THE GOOD: It covers every imaginable phrase, concept, and topic within the realm of basic management. Every word you could possibly need for a degree is covered in here with encyclopedic precision. Every theory gets its own table or illustration or graph. The student may get very little on the reality of business (memos, financial statements, and other real-life applications are not the point here), but the theories are solidly packed in: this may be boring, but its what you need for an intro business class. And lets face it, the book is designed to be an encyclopedia for future classes. One extremely useful insert: the case study that fronts every chapter, usually on some well known brand. Each chapter then refers back to that company in all its examples. This really drives the plethora of words home, and helps keep all those facts straight. Also, the book comes with a telecourse guide that can be useful to review for a multiple choice test: itself-tests were invaluable.
THE BAD: The book doesn’t stop with a plethora of words (which we do need): it goes on to a plethora of media. This book comes with a telecourse guide, website, and videos. While I always take notes for my own memory benefit, read the telecourse guide before exams and you’re good. Works for the test, not for remembering anything later (again, as an 01 class, where the point is to teach you these words for long-term use in other classes, this is a bad thing). In addition to the telecourse guide, the book offers a website with more tests (the answer key is screwy), and a series of videos to go with the chapter readings. Said videos had little redeeming value, being poorly done, formulaic, unrealistic, and teaching nothing new while pratting on about this or that wonderful brand, The videos were also over two hours a week of time. Taken together, this is waaay too much time to be spending on one class. Its just over the top.
Also, it has these politically correct inserts every so often about ethics and including women and the environment and all that jazz. These inserts are boring and entirely irrelevant to real life or the theories. I’ll happily overlook thsoe for the quality explanations and definitions, let alone the really good case studies.

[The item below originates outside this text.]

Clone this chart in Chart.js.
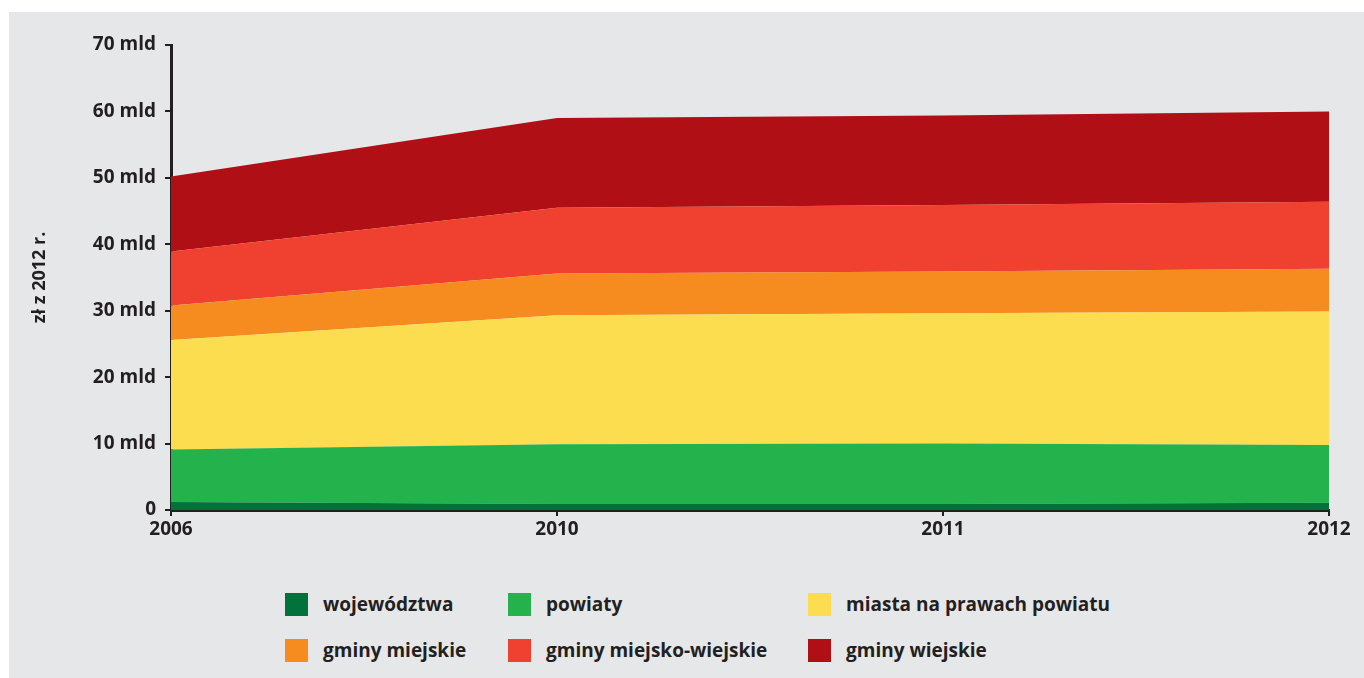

THE LOWDOWN: All in all, great book. If you’re taking a higher level class and need some help with terms or case studies, its well worth the investment. I’ll be taking my own advice on this one in the next term. for the record. The telecourse guide is worth buying if you don’t want to take notes, and as a review in print of the tests. The website, skip. The videos, skip. The book, buy on Amazon (about $30 used international edition).